Photograph by Arthur Witman, courtesy of the State Historical Society of Missouri
Certain figures from the Great Depression—dark-jawed hobos and apple-sellers, Dorothea Lange’s Okie mother, touching her chin as if noticing a toothache, comforting her small and rumpled daughters—are now so clichéd, their suffering looks quaint. Yes, we say, things were bad, but people knew how to can tomatoes back then. They didn’t take drugs. They went to church. Maybe they had to live in a house made of pallets, with Post Toasties boxes for wallpaper, but they didn’t bust up the family unit! In reality, it was so bad, tailors switched to zippers, because they couldn’t afford buttons. And people took plenty of drugs, if they could get their hands on them. They also lived in sewer pipes and ate dandelions and pigweed. And when there was no money for a divorce, a man would just walk out his back door one night, and keep walking till he got to Chicago. Mothers couldn’t walk out the back door, but when desperate, they emancipated themselves in other ways—maybe with whiskey, or by refusing to get out of bed, or by worrying until they saw devils crawling inside the lath in the walls.

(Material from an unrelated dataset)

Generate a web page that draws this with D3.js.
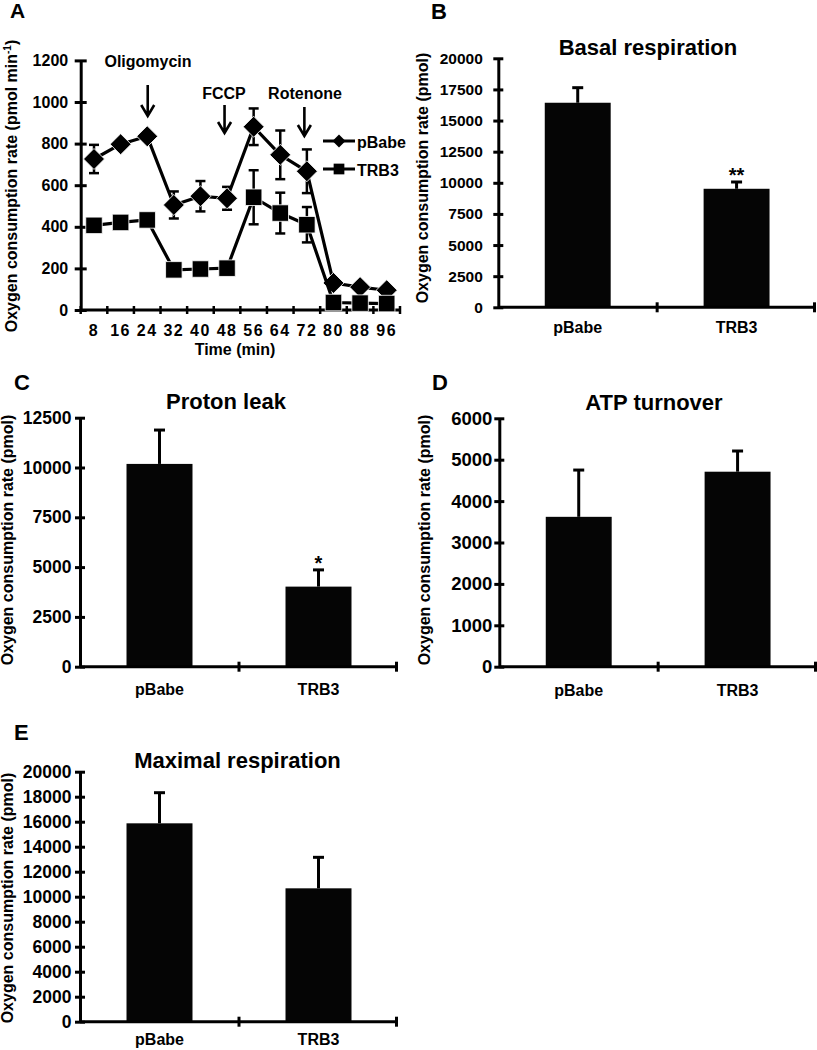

Some kids ended up in the streets, picking through trash heaps. Others had their faces wiped off with a dirty washcloth and were dropped at an orphanage. That’s where this little girl is; the paper tag tied to her bedpost indicates her name is Sue. Her tea set is very much of its era, parading its resilience (Rust-proof! Sanitary!), rather than boasting how pretty, how delicate it is. Snow White appears on the side of the box, not holding a singing bluebird on her finger, but prostrate, grief-stricken, woodland creatures creeping out of the undergrowth with looks of great concern on their faces. Even Santa looks a little grubby, as if he’d just flown through the black blizzard of dust roiling over the Great Plains. But she doesn’t see that. Maybe she knows other kids were lucky to get a pair of socks and a pack of gum. Maybe she thought, even with a hurt foot, how could you be sad with a doll and a tea set? Or maybe she was just one of those loving people who, whether you happen to be Santa Claus or the mailman, gazes into your face as if it were the cosmos itself.